Feb 14, 2008

Nasrallah: Mughniyah's Blood Will Lead to Elimination of Israel


Hezbollah leader Hassan Nasrallah on Thursday threatened to retaliate against Israel for the killing of militant commander Imad Mughniyah Tuesday, saying "his blood will lead to the elimination of Israel."

Mughniyah, the deputy secretary general of the Lebanon-based guerilla group, was killed in a bomb blast in a residential neighborhood in Damascus late Tuesday. Israel denied involvement.

Nasrallah also vowed to
strike Israeli targets abroad after accusing Israel of taking the fight beyond Lebanese borders by killing Mughniyah in Syria. "You have killed Hajj Imad outside the natural battlefield," Nasrallah said, addressing Israel and referring to Hezbollah's longtime contention it only fights Israel within Lebanon and along their common border.

"You have crossed the borders," Nasrallah said in the fiery eulogy at Mughniyah's funeral in south Beirut. "With this murder, its timing, location and method - Zionists, if you want this kind of open war, let the whole world listen: Let this war be open."

"Like all human beings we have a sacred right to defend ourselves," said Nasrallah, speaking in a videotaped message broadcast over a giant screen at the ceremony in a Hezbollah stronghold. "We will do all that takes to defend our country and people."

Nasrallah went into hiding in 2006, fearing an Israeli assassination and making only three appearances since the summer war that year with Israel.

"In every future war there won't be one Imad [Mughniyah] or a few thousand fighters, but tens of thousand loyal fighters who are willing to die as martyrs," he warned.

Soon after he finished speaking, volleys of celebratory gunfire echoed around the city's southern suburbs.

Iran's Foreign Minister Manouchehr Mottaki attended the funeral in Lebanon and offered condolences to the militant's family in a south Beirut hall.

Beirut was divided into two worlds on Thursday, separated by an abyss. At 10 A.M., in the Martyrs Square in the center of town, thousands attended a rally marking three years since the assassination of former prime minister, Rafik Hariri. At 2 P.M., Hezbollah flexed its muscles during a mass funeral for Mughniyah. Lebanon is a divided country, and its citizens have a sharpened sense of political awareness.
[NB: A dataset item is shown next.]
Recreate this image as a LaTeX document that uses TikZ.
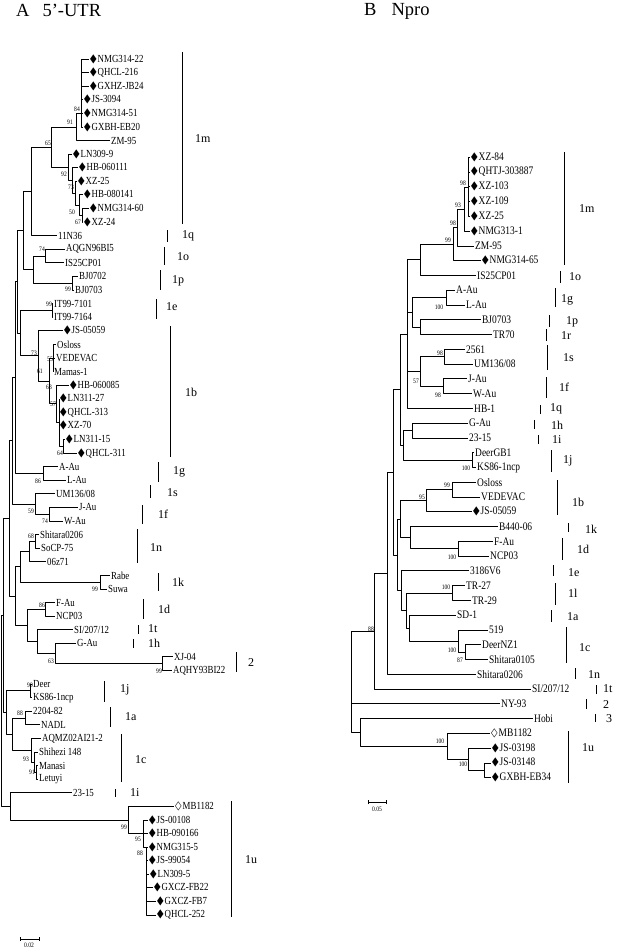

The two events that were held on the same day in the same city were expected to turn into a competition over death: in which event will there be more participants?

On Wednesday, Hezbollah announced that it is calling on all its supporters to attend the funeral "in order to carry on the resistance and achieve victory."

At the same time, the Shuff mountains awoke Wednesday to the sound of loudspeakers carrying the speeches of Druze leader Walid Jumblatt and the late Hariri, announcing rallying points from which convoys of participants in the memorial in Beirut would embark passengers.

Nasrallah was expected at the funeral to announce who will be replacing the slain terrorist on the group's Jihad council.

The government of Lebanon announced the closing of schools and public institutions in the capital Thursday, hoping this will enable as many Hariri supporters as possible to attend the memorial. Of course, this will also enable opponents of Hariri to participate in the competing rally.

Car rental agencies have already made their entire fleets available to parties, and in Lebanon they say that there are no minibuses available for transporting people anywhere but to the rallies. Hoping to ease the traffic situation, security sources in Lebanon announced changes in the traffic patterns and banned trucks from the roads.

Lebanese sources joked Wednesday that the Hezbollah supporters are "praying for rain." It is assumed that the rainy, cold weather will lead many of Hariri's supporters to stay at home, while the same limitation is not expected to affect the Shi'ite supporters of Hezbollah who will participate in the funeral.

Beirut is a very nervous city, even in normal days, because of the tense political situation. The levels of anxiety are expected to peak Thursday, and in an attempt to somewhat control the situation, Hezbollah opted to hold the funeral several hours after the memorial for Hariri ends.

The other side, the pro-Hariri group known as the February 14th Movement, also sought to lower tensions: they issued an announcement condemning the assassination of Imad Mughniyah.

Sa'ad Hariri issued a death notice for Mughniyah's death in which he called for Lebanese unity. Prime Minister Fouad Siniora also issued a laconic death notice, even though he is considered an outcast by Hezbollah. "Let Allah welcome the shaheed in all his mercy and house him in heaven," the notice read.